▸ Prompt
The listing below holds pictures; exclude them. Return exactly the lines from the one with "What matplotlib code" through the one with "0.00055, 0.00069, 0.00086]".
--- Entries ---
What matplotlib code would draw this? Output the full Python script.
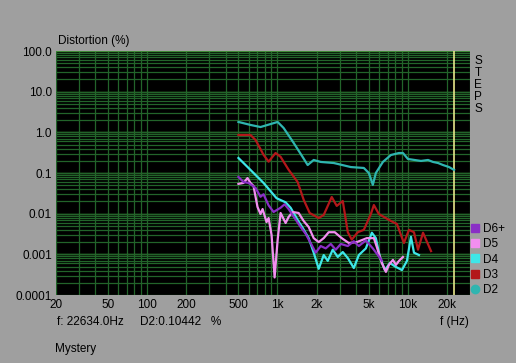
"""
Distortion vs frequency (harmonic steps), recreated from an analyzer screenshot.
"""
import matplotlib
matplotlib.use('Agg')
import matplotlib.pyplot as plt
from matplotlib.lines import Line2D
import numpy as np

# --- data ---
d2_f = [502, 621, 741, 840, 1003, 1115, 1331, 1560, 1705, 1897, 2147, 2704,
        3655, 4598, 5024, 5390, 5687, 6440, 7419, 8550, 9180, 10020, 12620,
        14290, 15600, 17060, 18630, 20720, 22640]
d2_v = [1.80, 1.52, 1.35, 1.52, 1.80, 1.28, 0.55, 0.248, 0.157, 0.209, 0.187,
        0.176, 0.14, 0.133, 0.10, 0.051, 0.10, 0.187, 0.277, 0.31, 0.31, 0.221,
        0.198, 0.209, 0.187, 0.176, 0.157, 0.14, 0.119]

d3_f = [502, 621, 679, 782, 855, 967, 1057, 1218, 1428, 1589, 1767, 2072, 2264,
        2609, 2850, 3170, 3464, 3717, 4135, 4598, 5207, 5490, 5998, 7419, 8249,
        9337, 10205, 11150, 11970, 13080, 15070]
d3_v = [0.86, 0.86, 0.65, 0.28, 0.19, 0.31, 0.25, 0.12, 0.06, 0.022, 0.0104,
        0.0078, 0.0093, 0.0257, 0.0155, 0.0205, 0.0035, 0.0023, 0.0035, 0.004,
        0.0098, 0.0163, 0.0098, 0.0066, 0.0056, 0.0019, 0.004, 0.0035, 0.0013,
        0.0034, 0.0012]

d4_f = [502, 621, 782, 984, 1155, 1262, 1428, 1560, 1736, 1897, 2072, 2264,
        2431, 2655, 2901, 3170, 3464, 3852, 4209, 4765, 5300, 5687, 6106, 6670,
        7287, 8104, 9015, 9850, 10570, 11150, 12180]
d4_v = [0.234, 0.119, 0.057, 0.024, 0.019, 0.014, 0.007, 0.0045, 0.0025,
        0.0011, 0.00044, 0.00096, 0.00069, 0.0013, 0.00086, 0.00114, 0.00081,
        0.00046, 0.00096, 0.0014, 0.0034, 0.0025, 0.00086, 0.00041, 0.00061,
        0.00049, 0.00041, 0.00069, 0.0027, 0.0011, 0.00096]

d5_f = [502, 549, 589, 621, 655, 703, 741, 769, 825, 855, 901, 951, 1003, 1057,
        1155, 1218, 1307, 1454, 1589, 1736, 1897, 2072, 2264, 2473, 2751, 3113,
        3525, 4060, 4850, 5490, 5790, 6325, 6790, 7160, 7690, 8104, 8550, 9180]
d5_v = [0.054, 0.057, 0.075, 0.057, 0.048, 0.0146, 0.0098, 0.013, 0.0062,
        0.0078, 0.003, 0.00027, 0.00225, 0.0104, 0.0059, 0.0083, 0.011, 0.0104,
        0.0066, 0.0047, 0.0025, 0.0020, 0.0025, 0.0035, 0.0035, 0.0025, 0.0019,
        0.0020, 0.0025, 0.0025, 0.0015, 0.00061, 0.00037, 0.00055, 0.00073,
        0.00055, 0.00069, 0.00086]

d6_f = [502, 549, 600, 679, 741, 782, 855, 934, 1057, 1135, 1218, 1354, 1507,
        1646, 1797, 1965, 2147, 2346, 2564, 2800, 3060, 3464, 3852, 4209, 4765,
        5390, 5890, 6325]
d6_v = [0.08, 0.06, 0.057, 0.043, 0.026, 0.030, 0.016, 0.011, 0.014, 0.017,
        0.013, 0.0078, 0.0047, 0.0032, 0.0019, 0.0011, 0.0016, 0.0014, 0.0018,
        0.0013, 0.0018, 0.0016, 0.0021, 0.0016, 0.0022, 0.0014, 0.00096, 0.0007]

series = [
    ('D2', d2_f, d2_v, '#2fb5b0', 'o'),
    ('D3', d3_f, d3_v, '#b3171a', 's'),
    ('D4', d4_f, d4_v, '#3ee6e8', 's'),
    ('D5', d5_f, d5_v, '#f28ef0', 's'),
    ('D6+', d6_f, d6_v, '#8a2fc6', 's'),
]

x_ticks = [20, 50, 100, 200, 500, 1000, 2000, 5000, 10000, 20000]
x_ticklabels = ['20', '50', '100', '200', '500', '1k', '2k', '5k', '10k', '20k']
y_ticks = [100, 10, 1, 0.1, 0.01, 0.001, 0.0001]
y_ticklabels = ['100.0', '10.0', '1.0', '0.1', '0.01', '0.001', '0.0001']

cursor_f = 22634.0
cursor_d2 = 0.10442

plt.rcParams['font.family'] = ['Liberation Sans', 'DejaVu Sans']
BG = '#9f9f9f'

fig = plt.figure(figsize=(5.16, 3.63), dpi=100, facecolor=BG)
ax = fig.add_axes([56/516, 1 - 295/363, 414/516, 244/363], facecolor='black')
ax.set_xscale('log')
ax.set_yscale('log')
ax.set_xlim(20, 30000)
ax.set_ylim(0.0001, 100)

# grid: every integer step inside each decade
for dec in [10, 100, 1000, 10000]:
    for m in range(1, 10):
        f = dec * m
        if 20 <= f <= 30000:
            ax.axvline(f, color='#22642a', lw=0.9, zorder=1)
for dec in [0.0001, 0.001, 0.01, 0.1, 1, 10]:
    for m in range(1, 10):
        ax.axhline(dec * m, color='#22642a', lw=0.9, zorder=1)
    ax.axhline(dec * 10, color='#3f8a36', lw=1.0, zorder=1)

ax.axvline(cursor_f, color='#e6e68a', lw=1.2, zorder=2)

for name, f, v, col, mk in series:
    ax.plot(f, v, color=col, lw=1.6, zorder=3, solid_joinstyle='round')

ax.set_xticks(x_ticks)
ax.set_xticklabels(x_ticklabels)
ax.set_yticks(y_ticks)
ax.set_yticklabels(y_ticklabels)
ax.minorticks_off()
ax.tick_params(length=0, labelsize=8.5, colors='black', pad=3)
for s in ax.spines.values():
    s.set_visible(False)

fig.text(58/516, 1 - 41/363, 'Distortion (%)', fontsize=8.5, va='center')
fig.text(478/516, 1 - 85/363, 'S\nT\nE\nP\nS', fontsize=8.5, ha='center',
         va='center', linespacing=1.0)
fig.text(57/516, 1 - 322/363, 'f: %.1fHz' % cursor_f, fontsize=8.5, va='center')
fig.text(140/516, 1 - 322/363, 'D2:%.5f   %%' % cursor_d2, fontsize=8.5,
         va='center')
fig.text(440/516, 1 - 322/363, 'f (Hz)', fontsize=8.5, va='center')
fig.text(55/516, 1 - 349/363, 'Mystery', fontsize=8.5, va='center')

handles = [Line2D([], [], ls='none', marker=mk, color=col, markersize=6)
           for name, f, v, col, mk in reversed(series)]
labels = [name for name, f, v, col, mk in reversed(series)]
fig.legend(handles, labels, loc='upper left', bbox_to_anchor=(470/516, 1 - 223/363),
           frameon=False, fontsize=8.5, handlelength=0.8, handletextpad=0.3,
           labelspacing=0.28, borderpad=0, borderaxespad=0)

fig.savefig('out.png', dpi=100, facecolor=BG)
---
--- Entries ---
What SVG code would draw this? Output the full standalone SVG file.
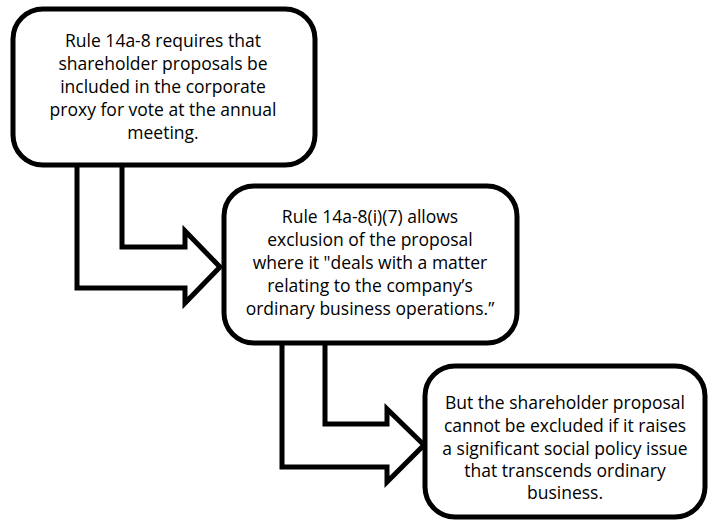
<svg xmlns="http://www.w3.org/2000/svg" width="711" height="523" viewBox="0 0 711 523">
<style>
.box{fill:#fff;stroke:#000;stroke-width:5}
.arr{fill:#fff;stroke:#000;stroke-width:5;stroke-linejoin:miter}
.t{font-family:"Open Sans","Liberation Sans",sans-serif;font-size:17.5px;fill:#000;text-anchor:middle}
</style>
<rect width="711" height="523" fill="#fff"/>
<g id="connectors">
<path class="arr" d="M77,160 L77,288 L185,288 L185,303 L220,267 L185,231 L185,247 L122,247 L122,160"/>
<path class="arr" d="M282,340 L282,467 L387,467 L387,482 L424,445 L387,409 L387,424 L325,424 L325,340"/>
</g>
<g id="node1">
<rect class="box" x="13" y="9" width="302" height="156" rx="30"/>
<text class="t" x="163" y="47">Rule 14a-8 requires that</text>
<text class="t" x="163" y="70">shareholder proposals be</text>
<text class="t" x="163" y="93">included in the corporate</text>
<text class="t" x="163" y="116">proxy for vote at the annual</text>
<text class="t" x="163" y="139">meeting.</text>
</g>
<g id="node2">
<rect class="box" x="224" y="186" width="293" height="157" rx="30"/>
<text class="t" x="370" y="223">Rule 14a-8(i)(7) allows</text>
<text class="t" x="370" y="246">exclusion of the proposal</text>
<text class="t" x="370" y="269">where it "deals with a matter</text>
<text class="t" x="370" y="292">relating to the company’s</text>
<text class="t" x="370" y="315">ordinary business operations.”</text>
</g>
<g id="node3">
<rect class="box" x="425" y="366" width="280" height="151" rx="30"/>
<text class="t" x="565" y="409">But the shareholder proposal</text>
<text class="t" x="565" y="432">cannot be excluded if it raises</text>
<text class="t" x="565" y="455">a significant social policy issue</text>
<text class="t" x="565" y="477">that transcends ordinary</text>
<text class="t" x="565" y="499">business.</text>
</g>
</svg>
---
--- Entries ---
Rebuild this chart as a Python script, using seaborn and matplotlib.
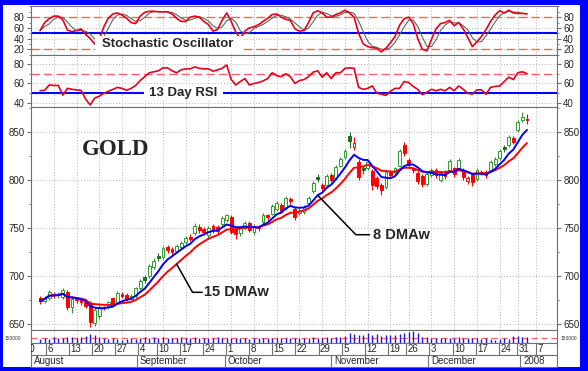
---
▸ Response to this exercise
What matplotlib code would draw this? Output the full Python script.
"""
Distortion vs frequency (harmonic steps), recreated from an analyzer screenshot.
"""
import matplotlib
matplotlib.use('Agg')
import matplotlib.pyplot as plt
from matplotlib.lines import Line2D
import numpy as np

# --- data ---
d2_f = [502, 621, 741, 840, 1003, 1115, 1331, 1560, 1705, 1897, 2147, 2704,
        3655, 4598, 5024, 5390, 5687, 6440, 7419, 8550, 9180, 10020, 12620,
        14290, 15600, 17060, 18630, 20720, 22640]
d2_v = [1.80, 1.52, 1.35, 1.52, 1.80, 1.28, 0.55, 0.248, 0.157, 0.209, 0.187,
        0.176, 0.14, 0.133, 0.10, 0.051, 0.10, 0.187, 0.277, 0.31, 0.31, 0.221,
        0.198, 0.209, 0.187, 0.176, 0.157, 0.14, 0.119]

d3_f = [502, 621, 679, 782, 855, 967, 1057, 1218, 1428, 1589, 1767, 2072, 2264,
        2609, 2850, 3170, 3464, 3717, 4135, 4598, 5207, 5490, 5998, 7419, 8249,
        9337, 10205, 11150, 11970, 13080, 15070]
d3_v = [0.86, 0.86, 0.65, 0.28, 0.19, 0.31, 0.25, 0.12, 0.06, 0.022, 0.0104,
        0.0078, 0.0093, 0.0257, 0.0155, 0.0205, 0.0035, 0.0023, 0.0035, 0.004,
        0.0098, 0.0163, 0.0098, 0.0066, 0.0056, 0.0019, 0.004, 0.0035, 0.0013,
        0.0034, 0.0012]

d4_f = [502, 621, 782, 984, 1155, 1262, 1428, 1560, 1736, 1897, 2072, 2264,
        2431, 2655, 2901, 3170, 3464, 3852, 4209, 4765, 5300, 5687, 6106, 6670,
        7287, 8104, 9015, 9850, 10570, 11150, 12180]
d4_v = [0.234, 0.119, 0.057, 0.024, 0.019, 0.014, 0.007, 0.0045, 0.0025,
        0.0011, 0.00044, 0.00096, 0.00069, 0.0013, 0.00086, 0.00114, 0.00081,
        0.00046, 0.00096, 0.0014, 0.0034, 0.0025, 0.00086, 0.00041, 0.00061,
        0.00049, 0.00041, 0.00069, 0.0027, 0.0011, 0.00096]

d5_f = [502, 549, 589, 621, 655, 703, 741, 769, 825, 855, 901, 951, 1003, 1057,
        1155, 1218, 1307, 1454, 1589, 1736, 1897, 2072, 2264, 2473, 2751, 3113,
        3525, 4060, 4850, 5490, 5790, 6325, 6790, 7160, 7690, 8104, 8550, 9180]
d5_v = [0.054, 0.057, 0.075, 0.057, 0.048, 0.0146, 0.0098, 0.013, 0.0062,
        0.0078, 0.003, 0.00027, 0.00225, 0.0104, 0.0059, 0.0083, 0.011, 0.0104,
        0.0066, 0.0047, 0.0025, 0.0020, 0.0025, 0.0035, 0.0035, 0.0025, 0.0019,
        0.0020, 0.0025, 0.0025, 0.0015, 0.00061, 0.00037, 0.00055, 0.00073,
        0.00055, 0.00069, 0.00086]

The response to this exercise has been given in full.